## Extracted material
Begin
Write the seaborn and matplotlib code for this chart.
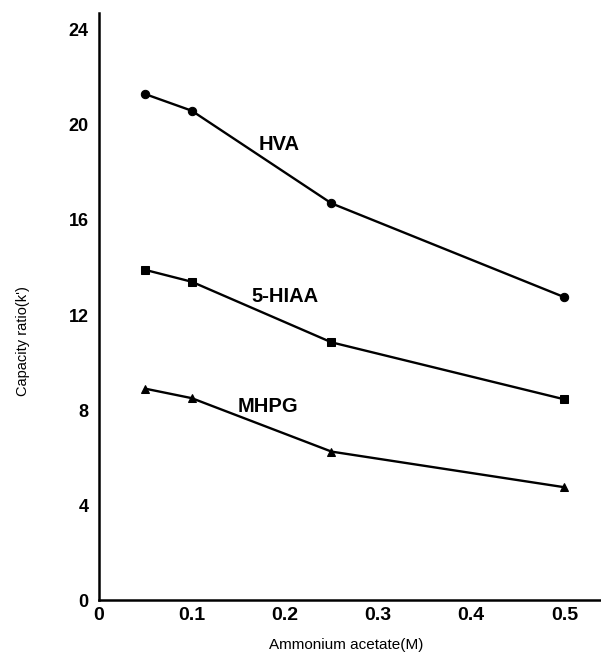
import matplotlib
matplotlib.use("Agg")
import matplotlib.pyplot as plt
import seaborn as sns
import pandas as pd

# Data
conc = [0.05, 0.1, 0.25, 0.5]
hva = [21.3, 20.6, 16.7, 12.75]
hiaa = [13.9, 13.4, 10.85, 8.45]
mhpg = [8.9, 8.5, 6.25, 4.75]
series_names = ["HVA", "5-HIAA", "MHPG"]
xticks = [0, 0.1, 0.2, 0.3, 0.4, 0.5]
xticklabels = ["0", "0.1", "0.2", "0.3", "0.4", "0.5"]
yticks = [0, 4, 8, 12, 16, 20, 24]

df = pd.DataFrame({
    "x": conc * 3,
    "y": hva + hiaa + mhpg,
    "s": [n for n in series_names for _ in conc],
})

sns.set_style("white")
plt.rcParams["font.family"] = ["Liberation Sans", "DejaVu Sans"]
plt.rcParams["text.color"] = "black"
plt.rcParams["axes.labelcolor"] = "black"

fig = plt.figure(figsize=(6.01, 6.66), dpi=100)
ax = fig.add_axes([0.164, 0.099, 0.834, 0.881])

sns.lineplot(data=df, x="x", y="y", hue="s", style="s",
             palette={n: "black" for n in series_names},
             markers={"HVA": "o", "5-HIAA": "s", "MHPG": "^"},
             dashes=False, markersize=6, linewidth=1.7,
             markeredgecolor="black", legend=False, ax=ax)

ax.set_xlim(0, 0.538)
ax.set_ylim(0, 24.7)
ax.set_xticks(xticks)
ax.set_xticklabels(xticklabels)
ax.set_yticks(yticks)
for lab in ax.get_yticklabels():
    lab.set_fontweight("bold")
    lab.set_fontsize(13)
for lab in ax.get_xticklabels():
    lab.set_fontweight("bold")
    lab.set_fontsize(14)
ax.tick_params(axis="x", direction="in", length=6, width=1.3, pad=5, colors="black")
ax.tick_params(axis="y", direction="out", length=6, width=1.3, pad=1, colors="black")
for side in ["top", "right"]:
    ax.spines[side].set_visible(False)
for side in ["left", "bottom"]:
    ax.spines[side].set_color("black")
    ax.spines[side].set_linewidth(1.8)

ax.set_xlabel("Ammonium acetate(M)", fontsize=11)
ax.set_ylabel("Capacity ratio(k')", fontsize=10.5)
ax.xaxis.set_label_coords(0.494, -0.065)
ax.yaxis.set_label_coords(-0.137, 0.441)

ax.text(0.194, 19.16, "HVA", fontsize=14.5, fontweight="bold", ha="center", va="center")
ax.text(0.200, 12.76, "5-HIAA", fontsize=14.5, fontweight="bold", ha="center", va="center")
ax.text(0.182, 8.13, "MHPG", fontsize=14.5, fontweight="bold", ha="center", va="center")

fig.savefig("out.png", dpi=100)
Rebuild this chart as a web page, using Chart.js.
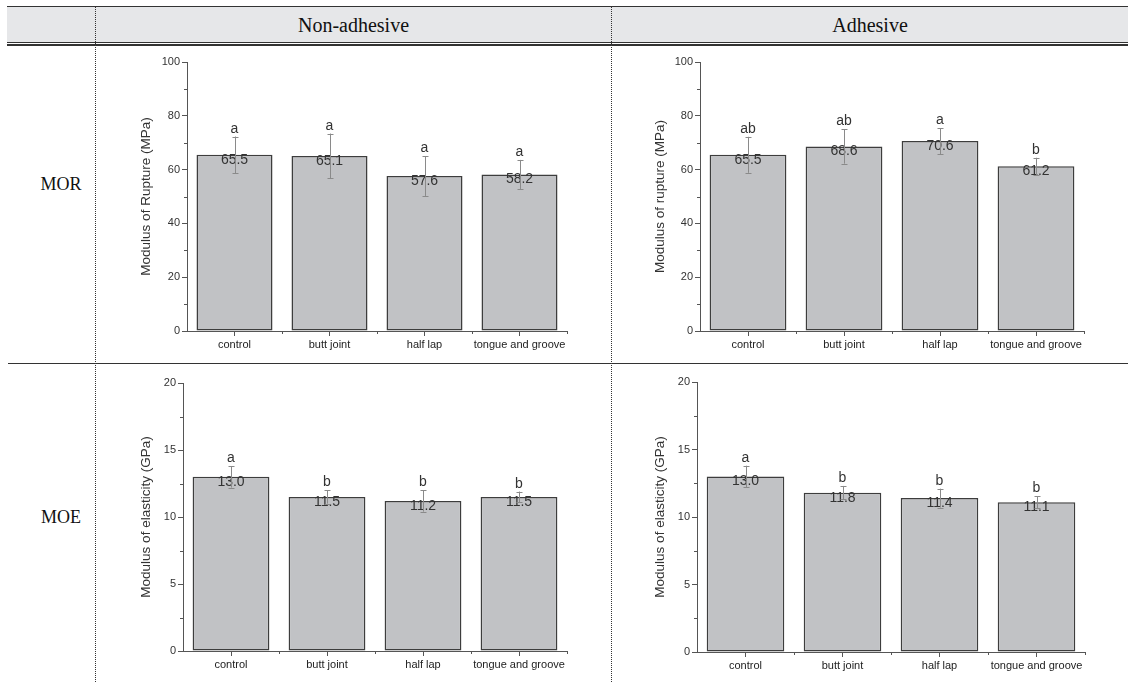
<!DOCTYPE html>
<html>
<head>
<meta charset="utf-8">
<script src="https://cdn.jsdelivr.net/npm/chart.js@4"></script>
<style>
body { margin: 0; background: #fff; }
#page { position: relative; width: 1128px; height: 682px; overflow: hidden; font-family: "Liberation Serif", "Times New Roman", serif; color: #111; }
.abs { position: absolute; }
.hline { position: absolute; background: #333; }
.vdot { position: absolute; width: 0; border-left: 1px dotted #333; }
.head { position: absolute; top: 8px; height: 34px; line-height: 34px; font-size: 20px; text-align: center; }
.row { position: absolute; font-size: 18px; width: 80px; text-align: center; }
canvas { position: absolute; }
</style>
</head>
<body>
<div id="page">
  <div class="abs" style="left:7px;top:7px;width:1121px;height:35px;background:#e6e7e9;"></div>
  <div class="hline" style="left:7px;top:6px;width:1121px;height:1px;"></div>
  <div class="hline" style="left:7px;top:42px;width:1121px;height:1px;"></div>
  <div class="hline" style="left:7px;top:44px;width:1121px;height:1.5px;"></div>
  <div class="hline" style="left:8px;top:363px;width:1120px;height:1px;"></div>
  <div class="vdot" style="left:95px;top:7px;height:675px;"></div>
  <div class="vdot" style="left:611px;top:7px;height:675px;"></div>
  <div class="head" style="left:96px;width:515px;">Non-adhesive</div>
  <div class="head" style="left:612px;width:516px;">Adhesive</div>
  <div class="row" style="left:21px;top:174px;">MOR</div>
  <div class="row" style="left:21px;top:507px;">MOE</div>
  <canvas id="c1"></canvas>
  <canvas id="c2"></canvas>
  <canvas id="c3"></canvas>
  <canvas id="c4"></canvas>
</div>
<script>
// joint types
const categories = ['control', 'butt joint', 'half lap', 'tongue and groove'];

// MOR, non-adhesive
const morNonAdh = [65.5, 65.1, 57.6, 58.2];
const morNonAdhErr = [6.8, 8.3, 7.4, 5.4];
const morNonAdhGroups = ['a', 'a', 'a', 'a'];

// MOR, adhesive
const morAdh = [65.5, 68.6, 70.6, 61.2];
const morAdhErr = [6.7, 6.4, 4.8, 3.2];
const morAdhGroups = ['ab', 'ab', 'a', 'b'];

// MOE, non-adhesive
const moeNonAdh = [13.0, 11.5, 11.2, 11.5];
const moeNonAdhErr = [0.8, 0.5, 0.8, 0.4];
const moeNonAdhGroups = ['a', 'b', 'b', 'b'];

// MOE, adhesive
const moeAdh = [13.0, 11.8, 11.4, 11.1];
const moeAdhErr = [0.8, 0.5, 0.7, 0.45];
const moeAdhGroups = ['a', 'b', 'b', 'b'];

// axis ranges
const morMax = 100, morStep = 20;
const moeMax = 20, moeStep = 5;

const SANS = '"Liberation Sans", Arial, sans-serif';
const AXIS = '#555';

// minor ticks, error bars, value labels and group letters
const annotate = {
    id: 'annotate',
    afterDatasetsDraw(chart, args, opts) {
        const ctx = chart.ctx;
        const xs = chart.scales.x, ys = chart.scales.y;
        const area = chart.chartArea;
        ctx.save();
        ctx.strokeStyle = AXIS;
        ctx.lineWidth = 1;
        for (let v = opts.step / 2; v < ys.max; v += opts.step) {
            const py = Math.round(ys.getPixelForValue(v)) + 0.5;
            ctx.beginPath(); ctx.moveTo(area.left - 3, py); ctx.lineTo(area.left, py); ctx.stroke();
        }
        for (let i = 0; i < chart.data.labels.length; i++) {
            const px = Math.round(xs.getPixelForValue(i + 0.5)) + 0.5;
            ctx.beginPath(); ctx.moveTo(px, area.bottom); ctx.lineTo(px, area.bottom + 3); ctx.stroke();
        }

        const vals = chart.data.datasets[0].data;
        const bars = chart.getDatasetMeta(0).data;
        ctx.font = '14px ' + SANS;
        ctx.fillStyle = '#333';
        ctx.textAlign = 'center';
        bars.forEach((bar, i) => {
            // value just under the bar top
            ctx.textBaseline = 'middle';
            ctx.fillText(vals[i].toFixed(1), bar.x, bar.y + 5);
        });
        ctx.strokeStyle = '#8a8a8a';
        bars.forEach((bar, i) => {
            const x = Math.round(bar.x) + 0.5;
            const hi = ys.getPixelForValue(vals[i] + opts.err[i]);
            const lo = ys.getPixelForValue(vals[i] - opts.err[i]);
            ctx.beginPath();
            ctx.moveTo(x, hi); ctx.lineTo(x, lo);
            ctx.moveTo(x - 3, Math.round(hi) + 0.5); ctx.lineTo(x + 3, Math.round(hi) + 0.5);
            ctx.moveTo(x - 3, Math.round(lo) + 0.5); ctx.lineTo(x + 3, Math.round(lo) + 0.5);
            ctx.stroke();
            ctx.textBaseline = 'alphabetic';
            ctx.fillText(opts.groups[i], bar.x, hi - 4);
        });
        ctx.restore();
    }
};

function build(id, box, plot, values, errors, groups, yMax, yStep, yTitle) {
    const cv = document.getElementById(id);
    cv.style.left = box[0] + 'px';
    cv.style.top = box[1] + 'px';
    cv.width = box[2];
    cv.height = box[3];
    const padLeft = 38;
    const yWidth = plot[0] - box[0] - padLeft;
    const xHeight = box[1] + box[3] - plot[3];

    new Chart(cv, {
        type: 'bar',
        data: {
            labels: categories,
            datasets: [{
                data: values,
                backgroundColor: '#c1c2c5',
                borderColor: '#3d3d3d',
                borderWidth: 1.5,
                borderSkipped: false,
                inflateAmount: 0,
                categoryPercentage: 0.8,
                barPercentage: 1.0
            }]
        },
        options: {
            responsive: false,
            animation: false,
            layout: {
                padding: { left: padLeft, top: plot[1] - box[1], right: box[0] + box[2] - plot[2], bottom: 0 }
            },
            plugins: {
                legend: { display: false },
                tooltip: { enabled: false },
                annotate: { err: errors, groups: groups, step: yStep }
            },
            scales: {
                x: {
                    grid: { drawOnChartArea: false, offset: false, tickLength: 5, color: AXIS },
                    border: { color: AXIS },
                    ticks: { font: { family: SANS, size: 11 }, color: '#222', padding: 2, maxRotation: 0, autoSkip: false },
                    afterFit(s) { s.height = xHeight; }
                },
                y: {
                    min: 0,
                    max: yMax,
                    ticks: { stepSize: yStep, font: { family: SANS, size: 11 }, color: '#333', padding: 2 },
                    grid: { drawOnChartArea: false, tickLength: 5, color: AXIS },
                    border: { color: AXIS },
                    title: { display: true, text: yTitle, font: { family: SANS, size: 13.5 }, color: '#333', padding: { top: 0, bottom: 4 } },
                    afterFit(s) { s.width = yWidth; }
                }
            }
        },
        plugins: [annotate]
    });
}

build('c1', [100, 48, 505, 312], [187, 62, 567, 331], morNonAdh, morNonAdhErr, morNonAdhGroups, morMax, morStep, 'Modulus of Rupture (MPa)');
build('c2', [614, 48, 510, 312], [700, 62, 1084, 331], morAdh, morAdhErr, morAdhGroups, morMax, morStep, 'Modulus of rupture (MPa)');
build('c3', [100, 368, 505, 312], [183, 383, 567, 651], moeNonAdh, moeNonAdhErr, moeNonAdhGroups, moeMax, moeStep, 'Modulus of elasticity (GPa)');
build('c4', [614, 368, 510, 312], [697, 382, 1085, 652], moeAdh, moeAdhErr, moeAdhGroups, moeMax, moeStep, 'Modulus of elasticity (GPa)');
</script>
</body>
</html>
End
Leave out the pictures, then repeat the listing above exactly from its first line to the line with "ax = fig.add_axes([0.164, 0.099, 0.834, 0.881])", inclusive.

Write the seaborn and matplotlib code for this chart.
import matplotlib
matplotlib.use("Agg")
import matplotlib.pyplot as plt
import seaborn as sns
import pandas as pd

# Data
conc = [0.05, 0.1, 0.25, 0.5]
hva = [21.3, 20.6, 16.7, 12.75]
hiaa = [13.9, 13.4, 10.85, 8.45]
mhpg = [8.9, 8.5, 6.25, 4.75]
series_names = ["HVA", "5-HIAA", "MHPG"]
xticks = [0, 0.1, 0.2, 0.3, 0.4, 0.5]
xticklabels = ["0", "0.1", "0.2", "0.3", "0.4", "0.5"]
yticks = [0, 4, 8, 12, 16, 20, 24]

df = pd.DataFrame({
    "x": conc * 3,
    "y": hva + hiaa + mhpg,
    "s": [n for n in series_names for _ in conc],
})

sns.set_style("white")
plt.rcParams["font.family"] = ["Liberation Sans", "DejaVu Sans"]
plt.rcParams["text.color"] = "black"
plt.rcParams["axes.labelcolor"] = "black"

fig = plt.figure(figsize=(6.01, 6.66), dpi=100)
ax = fig.add_axes([0.164, 0.099, 0.834, 0.881])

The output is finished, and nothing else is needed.